## DATASET CONTENT

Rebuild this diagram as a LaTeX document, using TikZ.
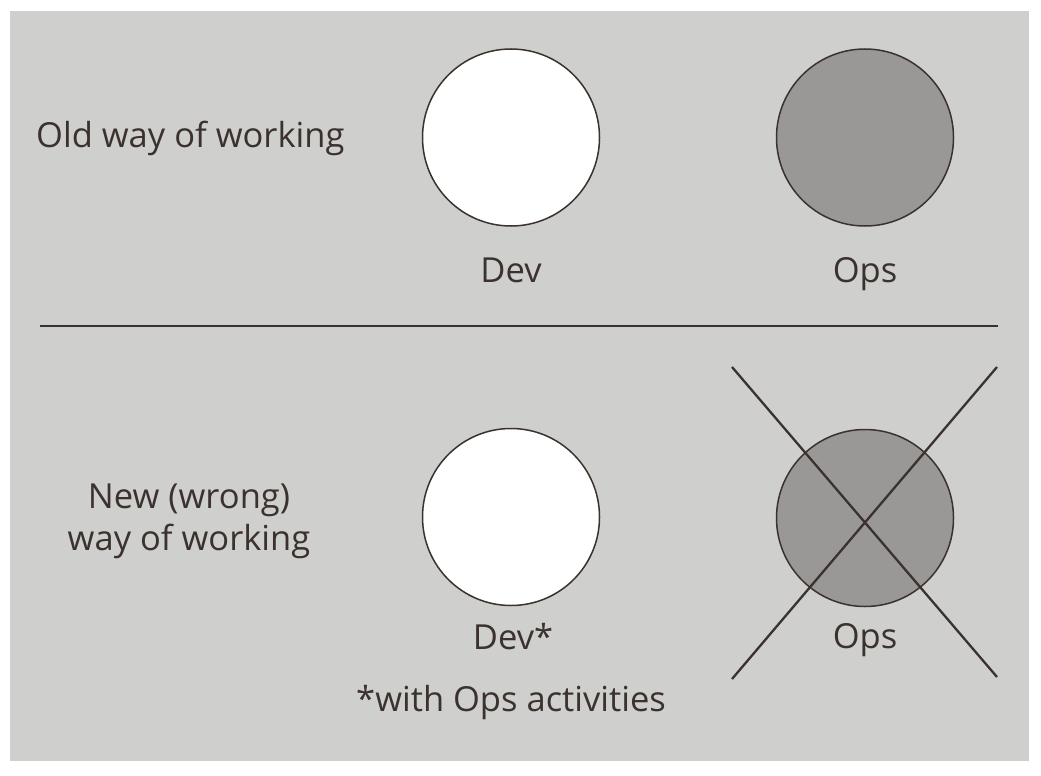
\documentclass[tikz,border=0pt]{standalone}
\usepackage{fontspec}
\setmainfont{Open Sans}
\definecolor{panel}{HTML}{CFCFCD}
\definecolor{ink}{HTML}{3B322E}
\definecolor{opsfill}{HTML}{999896}
\begin{document}
\begin{tikzpicture}[x=1pt,y=-1pt,
  lbl/.style={text=ink,font=\fontsize{34.5}{41}\selectfont,inner sep=0pt,anchor=base},
  devc/.style={circle,draw=ink,line width=1.5pt,fill=white,minimum size=177pt,inner sep=0pt},
  opsc/.style={circle,draw=ink,line width=1.5pt,fill=opsfill,minimum size=177pt,inner sep=0pt},
  rule/.style={draw=ink,line width=1.4pt},
  cross/.style={draw=ink,line width=2.3pt}]
\useasboundingbox (0,0) rectangle (1041,776);
\fill[panel] (10,11) rectangle (1029,761);
% top row
\node[lbl,anchor=base west] (old) at (36,147) {Old way of working};
\node[devc] (dev1) at (511,137.5) {};
\node[opsc] (ops1) at (865,137.5) {};
\node[lbl] (devl1) at (511,282) {Dev};
\node[lbl] (opsl1) at (865,282) {Ops};
% separator
\coordinate (sepL) at (40,326);
\coordinate (sepR) at (998,326);
\draw[rule] (sepL) -- (sepR);
% bottom row
\node[lbl] (new1) at (189,508) {New (wrong)};
\node[lbl] (new2) at (189,550) {way of working};
\node[devc] (dev2) at (511,517) {};
\node[opsc] (ops2) at (865,518) {};
\node[lbl] (devl2) at (513,649) {Dev*};
\node[lbl] (opsl2) at (865,648) {Ops};
\node[lbl] (note) at (511,711) {*with Ops activities};
\coordinate (xa) at (732,367);
\coordinate (xb) at (997,677);
\coordinate (xc) at (997,367);
\coordinate (xd) at (732,679);
\draw[cross] (xa) -- (xb);
\draw[cross] (xc) -- (xd);
\end{tikzpicture}
\end{document}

## THE EXERCISE
From the material above, reproduce everything verbatim except the pictures.

## TASK RESULT
Rebuild this diagram as a LaTeX document, using TikZ.
\documentclass[tikz,border=0pt]{standalone}
\usepackage{fontspec}
\setmainfont{Open Sans}
\definecolor{panel}{HTML}{CFCFCD}
\definecolor{ink}{HTML}{3B322E}
\definecolor{opsfill}{HTML}{999896}
\begin{document}
\begin{tikzpicture}[x=1pt,y=-1pt,
  lbl/.style={text=ink,font=\fontsize{34.5}{41}\selectfont,inner sep=0pt,anchor=base},
  devc/.style={circle,draw=ink,line width=1.5pt,fill=white,minimum size=177pt,inner sep=0pt},
  opsc/.style={circle,draw=ink,line width=1.5pt,fill=opsfill,minimum size=177pt,inner sep=0pt},
  rule/.style={draw=ink,line width=1.4pt},
  cross/.style={draw=ink,line width=2.3pt}]
\useasboundingbox (0,0) rectangle (1041,776);
\fill[panel] (10,11) rectangle (1029,761);
% top row
\node[lbl,anchor=base west] (old) at (36,147) {Old way of working};
\node[devc] (dev1) at (511,137.5) {};
\node[opsc] (ops1) at (865,137.5) {};
\node[lbl] (devl1) at (511,282) {Dev};
\node[lbl] (opsl1) at (865,282) {Ops};
% separator
\coordinate (sepL) at (40,326);
\coordinate (sepR) at (998,326);
\draw[rule] (sepL) -- (sepR);
% bottom row
\node[lbl] (new1) at (189,508) {New (wrong)};
\node[lbl] (new2) at (189,550) {way of working};
\node[devc] (dev2) at (511,517) {};
\node[opsc] (ops2) at (865,518) {};
\node[lbl] (devl2) at (513,649) {Dev*};
\node[lbl] (opsl2) at (865,648) {Ops};
\node[lbl] (note) at (511,711) {*with Ops activities};
\coordinate (xa) at (732,367);
\coordinate (xb) at (997,677);
\coordinate (xc) at (997,367);
\coordinate (xd) at (732,679);
\draw[cross] (xa) -- (xb);
\draw[cross] (xc) -- (xd);
\end{tikzpicture}
\end{document}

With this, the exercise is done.